# START OF Given material

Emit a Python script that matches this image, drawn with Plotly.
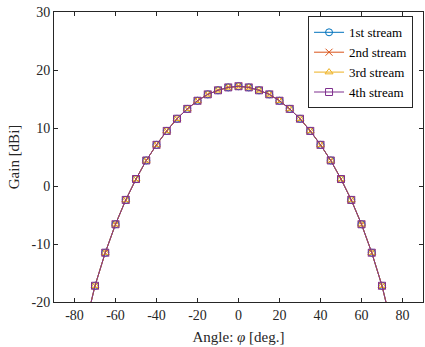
import plotly.graph_objects as go

angles = [-80, -75, -70, -65, -60, -55, -50, -45, -40, -35, -30, -25, -20, -15, -10, -5,
          0, 5, 10, 15, 20, 25, 30, 35, 40, 45, 50, 55, 60, 65, 70, 75, 80]
gain_1 = [-32.0, -24.5, -17.2, -11.5, -6.6, -2.4, 1.2, 4.4, 7.1, 9.5, 11.6, 13.3, 14.7, 15.8, 16.5, 17.0,
          17.2, 17.0, 16.5, 15.8, 14.7, 13.3, 11.6, 9.5, 7.1, 4.4, 1.2, -2.4, -6.6, -11.5, -17.2, -24.5, -32.0]
gain_2 = list(gain_1)
gain_3 = list(gain_1)
gain_4 = list(gain_1)

x_ticks = [-80, -60, -40, -20, 0, 20, 40, 60, 80]
y_ticks = [-20, -10, 0, 10, 20, 30]

names = ["1st stream", "2nd stream", "3rd stream", "4th stream"]
colors = ["#0072BD", "#D95319", "#EDB120", "#7E2F8E"]
symbols = ["circle-open", "x-thin-open", "triangle-up-open", "square-open"]
series = [gain_1, gain_2, gain_3, gain_4]

SERIF = "Liberation Serif, Times New Roman, DejaVu Serif, serif"

fig = go.Figure()
for n, c, s, g in zip(names, colors, symbols, series):
    fig.add_trace(go.Scatter(
        x=angles, y=g, name=n, mode="lines+markers",
        line=dict(color=c, width=1),
        marker=dict(symbol=s, size=7, color=c, line=dict(color=c, width=1)),
        cliponaxis=True,
    ))

axis_common = dict(
    showline=True, linecolor="#262626", linewidth=1, mirror="ticks",
    ticks="inside", ticklen=4, tickcolor="#262626", showgrid=False, zeroline=False,
    tickfont=dict(family=SERIF, size=14, color="#262626"), automargin=False,
    ticklabeloverflow="allow",
)
fig.update_layout(
    width=425, height=347,
    margin=dict(l=54, r=2, t=12, b=45),
    paper_bgcolor="white", plot_bgcolor="white",
    font=dict(family=SERIF, size=14, color="#262626"),
    xaxis=dict(range=[-90, 90], tickvals=x_ticks, ticktext=[str(v) for v in x_ticks],
               title=dict(text="Angle: <i>φ</i> [deg.]", font=dict(family=SERIF, size=15), standoff=9), **axis_common),
    yaxis=dict(range=[-20, 30], tickvals=y_ticks, ticktext=[str(v) for v in y_ticks],
               title=dict(text="Gain [dBi]", font=dict(family=SERIF, size=15), standoff=8), **axis_common),
    legend=dict(x=0.973, y=0.985, xanchor="right", yanchor="top",
                bgcolor="white", bordercolor="#262626", borderwidth=1,
                font=dict(family=SERIF, size=13, color="#000000"),
                tracegroupgap=0, itemwidth=30),
    showlegend=True,
)
fig.write_html("out.html", config={"displayModeBar": False},
               post_script="document.body.style.margin='0px';")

# END OF Given material

# Written instruction
Return exactly what appears from the opening line of the material through the line with "import plotly.graph_objects as go", apart from the pictures.

# Written answer
Emit a Python script that matches this image, drawn with Plotly.
import plotly.graph_objects as go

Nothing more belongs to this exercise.